*Task requirements:* Each entry below is to be printed verbatim.
===== Records for the task
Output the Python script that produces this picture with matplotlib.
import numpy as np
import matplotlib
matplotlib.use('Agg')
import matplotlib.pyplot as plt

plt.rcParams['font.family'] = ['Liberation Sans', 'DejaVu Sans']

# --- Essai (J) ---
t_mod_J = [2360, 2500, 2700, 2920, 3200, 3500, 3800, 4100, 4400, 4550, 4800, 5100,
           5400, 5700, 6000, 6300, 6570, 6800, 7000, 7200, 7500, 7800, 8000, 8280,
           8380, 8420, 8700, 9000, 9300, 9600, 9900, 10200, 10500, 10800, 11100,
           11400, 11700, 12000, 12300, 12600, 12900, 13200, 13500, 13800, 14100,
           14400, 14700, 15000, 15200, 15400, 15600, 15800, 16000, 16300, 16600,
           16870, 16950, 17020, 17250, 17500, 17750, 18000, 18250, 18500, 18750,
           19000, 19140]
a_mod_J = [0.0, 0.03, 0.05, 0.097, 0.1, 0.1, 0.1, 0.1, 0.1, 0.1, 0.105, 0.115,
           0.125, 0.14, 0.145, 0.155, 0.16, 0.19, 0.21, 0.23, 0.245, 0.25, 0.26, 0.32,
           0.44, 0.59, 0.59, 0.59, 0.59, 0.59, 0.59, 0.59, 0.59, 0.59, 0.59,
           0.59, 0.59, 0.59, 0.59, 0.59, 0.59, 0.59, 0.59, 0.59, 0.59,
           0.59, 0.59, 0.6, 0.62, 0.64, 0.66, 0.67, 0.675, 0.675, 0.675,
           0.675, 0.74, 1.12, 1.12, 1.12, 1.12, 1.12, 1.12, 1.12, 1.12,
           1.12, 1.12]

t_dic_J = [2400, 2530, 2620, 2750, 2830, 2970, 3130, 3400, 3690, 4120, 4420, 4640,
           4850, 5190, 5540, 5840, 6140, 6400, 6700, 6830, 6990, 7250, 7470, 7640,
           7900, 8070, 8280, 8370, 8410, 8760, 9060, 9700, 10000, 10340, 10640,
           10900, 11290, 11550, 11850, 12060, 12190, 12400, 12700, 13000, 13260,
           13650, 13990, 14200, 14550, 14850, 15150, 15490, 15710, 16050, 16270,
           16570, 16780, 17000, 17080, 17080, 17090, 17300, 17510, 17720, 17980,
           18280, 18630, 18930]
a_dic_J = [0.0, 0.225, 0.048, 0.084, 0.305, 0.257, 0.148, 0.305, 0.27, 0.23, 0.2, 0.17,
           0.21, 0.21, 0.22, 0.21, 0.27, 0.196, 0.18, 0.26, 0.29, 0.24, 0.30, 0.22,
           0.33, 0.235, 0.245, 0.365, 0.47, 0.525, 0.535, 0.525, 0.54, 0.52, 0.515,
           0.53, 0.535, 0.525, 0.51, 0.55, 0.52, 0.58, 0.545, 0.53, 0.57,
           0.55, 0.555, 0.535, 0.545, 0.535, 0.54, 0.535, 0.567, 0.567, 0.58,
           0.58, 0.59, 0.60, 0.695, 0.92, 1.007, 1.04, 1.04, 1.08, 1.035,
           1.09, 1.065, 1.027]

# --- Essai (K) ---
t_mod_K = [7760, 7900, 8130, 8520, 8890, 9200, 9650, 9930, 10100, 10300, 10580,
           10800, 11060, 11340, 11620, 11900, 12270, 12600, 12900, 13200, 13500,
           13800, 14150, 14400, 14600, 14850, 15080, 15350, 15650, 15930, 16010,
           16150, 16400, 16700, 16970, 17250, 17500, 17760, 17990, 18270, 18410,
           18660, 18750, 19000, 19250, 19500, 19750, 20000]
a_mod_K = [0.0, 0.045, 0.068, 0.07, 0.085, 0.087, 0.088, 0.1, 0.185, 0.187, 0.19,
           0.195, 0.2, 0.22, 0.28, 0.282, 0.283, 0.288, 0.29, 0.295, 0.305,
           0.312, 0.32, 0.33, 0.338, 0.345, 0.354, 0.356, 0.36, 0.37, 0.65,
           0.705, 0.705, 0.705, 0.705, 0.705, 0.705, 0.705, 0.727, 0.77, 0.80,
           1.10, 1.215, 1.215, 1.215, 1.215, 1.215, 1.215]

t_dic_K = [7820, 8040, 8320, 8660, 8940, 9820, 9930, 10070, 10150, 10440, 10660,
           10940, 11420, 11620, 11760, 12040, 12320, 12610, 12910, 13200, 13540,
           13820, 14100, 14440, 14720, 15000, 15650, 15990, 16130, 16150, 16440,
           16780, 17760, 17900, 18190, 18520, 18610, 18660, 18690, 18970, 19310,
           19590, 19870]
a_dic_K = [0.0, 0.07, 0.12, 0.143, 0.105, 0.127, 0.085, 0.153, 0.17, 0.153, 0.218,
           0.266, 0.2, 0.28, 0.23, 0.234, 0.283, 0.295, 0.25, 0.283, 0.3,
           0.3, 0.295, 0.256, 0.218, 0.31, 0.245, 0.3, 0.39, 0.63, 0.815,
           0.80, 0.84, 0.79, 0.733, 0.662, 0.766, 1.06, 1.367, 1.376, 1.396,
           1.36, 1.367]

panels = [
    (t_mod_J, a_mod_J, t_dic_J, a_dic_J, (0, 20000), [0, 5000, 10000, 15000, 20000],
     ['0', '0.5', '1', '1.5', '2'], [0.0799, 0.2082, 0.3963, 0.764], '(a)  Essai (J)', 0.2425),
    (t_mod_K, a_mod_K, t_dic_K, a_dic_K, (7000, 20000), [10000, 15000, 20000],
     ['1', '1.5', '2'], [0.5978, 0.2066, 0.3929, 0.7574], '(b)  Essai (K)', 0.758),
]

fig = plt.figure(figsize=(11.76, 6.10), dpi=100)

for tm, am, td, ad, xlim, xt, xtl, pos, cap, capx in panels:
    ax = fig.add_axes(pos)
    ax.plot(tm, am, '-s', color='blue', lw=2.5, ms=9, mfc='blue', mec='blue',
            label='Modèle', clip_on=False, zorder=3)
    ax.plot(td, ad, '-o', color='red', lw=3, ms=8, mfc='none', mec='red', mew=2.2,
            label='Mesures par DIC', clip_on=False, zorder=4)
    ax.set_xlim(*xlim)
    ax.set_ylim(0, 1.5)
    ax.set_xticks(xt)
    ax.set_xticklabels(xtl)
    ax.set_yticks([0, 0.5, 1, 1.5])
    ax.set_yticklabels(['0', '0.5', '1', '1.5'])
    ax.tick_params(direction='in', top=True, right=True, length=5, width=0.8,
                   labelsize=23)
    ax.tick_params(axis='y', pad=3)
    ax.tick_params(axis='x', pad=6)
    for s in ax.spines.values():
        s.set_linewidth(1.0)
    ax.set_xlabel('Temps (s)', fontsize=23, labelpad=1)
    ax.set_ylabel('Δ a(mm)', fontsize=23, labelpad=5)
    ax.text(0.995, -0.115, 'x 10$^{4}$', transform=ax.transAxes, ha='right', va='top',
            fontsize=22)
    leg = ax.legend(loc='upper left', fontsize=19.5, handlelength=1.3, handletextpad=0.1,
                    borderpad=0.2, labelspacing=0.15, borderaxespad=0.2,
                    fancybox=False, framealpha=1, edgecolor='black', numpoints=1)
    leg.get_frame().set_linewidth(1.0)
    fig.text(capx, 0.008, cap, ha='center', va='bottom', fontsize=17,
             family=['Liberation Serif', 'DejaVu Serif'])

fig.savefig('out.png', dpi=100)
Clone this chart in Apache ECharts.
==========
*Complete output:*
Output the Python script that produces this picture with matplotlib.
import numpy as np
import matplotlib
matplotlib.use('Agg')
import matplotlib.pyplot as plt

plt.rcParams['font.family'] = ['Liberation Sans', 'DejaVu Sans']

# --- Essai (J) ---
t_mod_J = [2360, 2500, 2700, 2920, 3200, 3500, 3800, 4100, 4400, 4550, 4800, 5100,
           5400, 5700, 6000, 6300, 6570, 6800, 7000, 7200, 7500, 7800, 8000, 8280,
           8380, 8420, 8700, 9000, 9300, 9600, 9900, 10200, 10500, 10800, 11100,
           11400, 11700, 12000, 12300, 12600, 12900, 13200, 13500, 13800, 14100,
           14400, 14700, 15000, 15200, 15400, 15600, 15800, 16000, 16300, 16600,
           16870, 16950, 17020, 17250, 17500, 17750, 18000, 18250, 18500, 18750,
           19000, 19140]
a_mod_J = [0.0, 0.03, 0.05, 0.097, 0.1, 0.1, 0.1, 0.1, 0.1, 0.1, 0.105, 0.115,
           0.125, 0.14, 0.145, 0.155, 0.16, 0.19, 0.21, 0.23, 0.245, 0.25, 0.26, 0.32,
           0.44, 0.59, 0.59, 0.59, 0.59, 0.59, 0.59, 0.59, 0.59, 0.59, 0.59,
           0.59, 0.59, 0.59, 0.59, 0.59, 0.59, 0.59, 0.59, 0.59, 0.59,
           0.59, 0.59, 0.6, 0.62, 0.64, 0.66, 0.67, 0.675, 0.675, 0.675,
           0.675, 0.74, 1.12, 1.12, 1.12, 1.12, 1.12, 1.12, 1.12, 1.12,
           1.12, 1.12]

t_dic_J = [2400, 2530, 2620, 2750, 2830, 2970, 3130, 3400, 3690, 4120, 4420, 4640,
           4850, 5190, 5540, 5840, 6140, 6400, 6700, 6830, 6990, 7250, 7470, 7640,
           7900, 8070, 8280, 8370, 8410, 8760, 9060, 9700, 10000, 10340, 10640,
           10900, 11290, 11550, 11850, 12060, 12190, 12400, 12700, 13000, 13260,
           13650, 13990, 14200, 14550, 14850, 15150, 15490, 15710, 16050, 16270,
           16570, 16780, 17000, 17080, 17080, 17090, 17300, 17510, 17720, 17980,
           18280, 18630, 18930]
a_dic_J = [0.0, 0.225, 0.048, 0.084, 0.305, 0.257, 0.148, 0.305, 0.27, 0.23, 0.2, 0.17,
           0.21, 0.21, 0.22, 0.21, 0.27, 0.196, 0.18, 0.26, 0.29, 0.24, 0.30, 0.22,
           0.33, 0.235, 0.245, 0.365, 0.47, 0.525, 0.535, 0.525, 0.54, 0.52, 0.515,
           0.53, 0.535, 0.525, 0.51, 0.55, 0.52, 0.58, 0.545, 0.53, 0.57,
           0.55, 0.555, 0.535, 0.545, 0.535, 0.54, 0.535, 0.567, 0.567, 0.58,
           0.58, 0.59, 0.60, 0.695, 0.92, 1.007, 1.04, 1.04, 1.08, 1.035,
           1.09, 1.065, 1.027]

# --- Essai (K) ---
t_mod_K = [7760, 7900, 8130, 8520, 8890, 9200, 9650, 9930, 10100, 10300, 10580,
           10800, 11060, 11340, 11620, 11900, 12270, 12600, 12900, 13200, 13500,
           13800, 14150, 14400, 14600, 14850, 15080, 15350, 15650, 15930, 16010,
           16150, 16400, 16700, 16970, 17250, 17500, 17760, 17990, 18270, 18410,
           18660, 18750, 19000, 19250, 19500, 19750, 20000]
a_mod_K = [0.0, 0.045, 0.068, 0.07, 0.085, 0.087, 0.088, 0.1, 0.185, 0.187, 0.19,
           0.195, 0.2, 0.22, 0.28, 0.282, 0.283, 0.288, 0.29, 0.295, 0.305,
           0.312, 0.32, 0.33, 0.338, 0.345, 0.354, 0.356, 0.36, 0.37, 0.65,
           0.705, 0.705, 0.705, 0.705, 0.705, 0.705, 0.705, 0.727, 0.77, 0.80,
           1.10, 1.215, 1.215, 1.215, 1.215, 1.215, 1.215]

t_dic_K = [7820, 8040, 8320, 8660, 8940, 9820, 9930, 10070, 10150, 10440, 10660,
           10940, 11420, 11620, 11760, 12040, 12320, 12610, 12910, 13200, 13540,
           13820, 14100, 14440, 14720, 15000, 15650, 15990, 16130, 16150, 16440,
           16780, 17760, 17900, 18190, 18520, 18610, 18660, 18690, 18970, 19310,
           19590, 19870]
a_dic_K = [0.0, 0.07, 0.12, 0.143, 0.105, 0.127, 0.085, 0.153, 0.17, 0.153, 0.218,
           0.266, 0.2, 0.28, 0.23, 0.234, 0.283, 0.295, 0.25, 0.283, 0.3,
           0.3, 0.295, 0.256, 0.218, 0.31, 0.245, 0.3, 0.39, 0.63, 0.815,
           0.80, 0.84, 0.79, 0.733, 0.662, 0.766, 1.06, 1.367, 1.376, 1.396,
           1.36, 1.367]

panels = [
    (t_mod_J, a_mod_J, t_dic_J, a_dic_J, (0, 20000), [0, 5000, 10000, 15000, 20000],
     ['0', '0.5', '1', '1.5', '2'], [0.0799, 0.2082, 0.3963, 0.764], '(a)  Essai (J)', 0.2425),
    (t_mod_K, a_mod_K, t_dic_K, a_dic_K, (7000, 20000), [10000, 15000, 20000],
     ['1', '1.5', '2'], [0.5978, 0.2066, 0.3929, 0.7574], '(b)  Essai (K)', 0.758),
]

fig = plt.figure(figsize=(11.76, 6.10), dpi=100)

for tm, am, td, ad, xlim, xt, xtl, pos, cap, capx in panels:
    ax = fig.add_axes(pos)
    ax.plot(tm, am, '-s', color='blue', lw=2.5, ms=9, mfc='blue', mec='blue',
            label='Modèle', clip_on=False, zorder=3)
    ax.plot(td, ad, '-o', color='red', lw=3, ms=8, mfc='none', mec='red', mew=2.2,
            label='Mesures par DIC', clip_on=False, zorder=4)
    ax.set_xlim(*xlim)
    ax.set_ylim(0, 1.5)
    ax.set_xticks(xt)
    ax.set_xticklabels(xtl)
    ax.set_yticks([0, 0.5, 1, 1.5])
    ax.set_yticklabels(['0', '0.5', '1', '1.5'])
    ax.tick_params(direction='in', top=True, right=True, length=5, width=0.8,
                   labelsize=23)
    ax.tick_params(axis='y', pad=3)
    ax.tick_params(axis='x', pad=6)
    for s in ax.spines.values():
        s.set_linewidth(1.0)
    ax.set_xlabel('Temps (s)', fontsize=23, labelpad=1)
    ax.set_ylabel('Δ a(mm)', fontsize=23, labelpad=5)
    ax.text(0.995, -0.115, 'x 10$^{4}$', transform=ax.transAxes, ha='right', va='top',
            fontsize=22)
    leg = ax.legend(loc='upper left', fontsize=19.5, handlelength=1.3, handletextpad=0.1,
                    borderpad=0.2, labelspacing=0.15, borderaxespad=0.2,
                    fancybox=False, framealpha=1, edgecolor='black', numpoints=1)
    leg.get_frame().set_linewidth(1.0)
    fig.text(capx, 0.008, cap, ha='center', va='bottom', fontsize=17,
             family=['Liberation Serif', 'DejaVu Serif'])

fig.savefig('out.png', dpi=100)
Clone this chart in Apache ECharts.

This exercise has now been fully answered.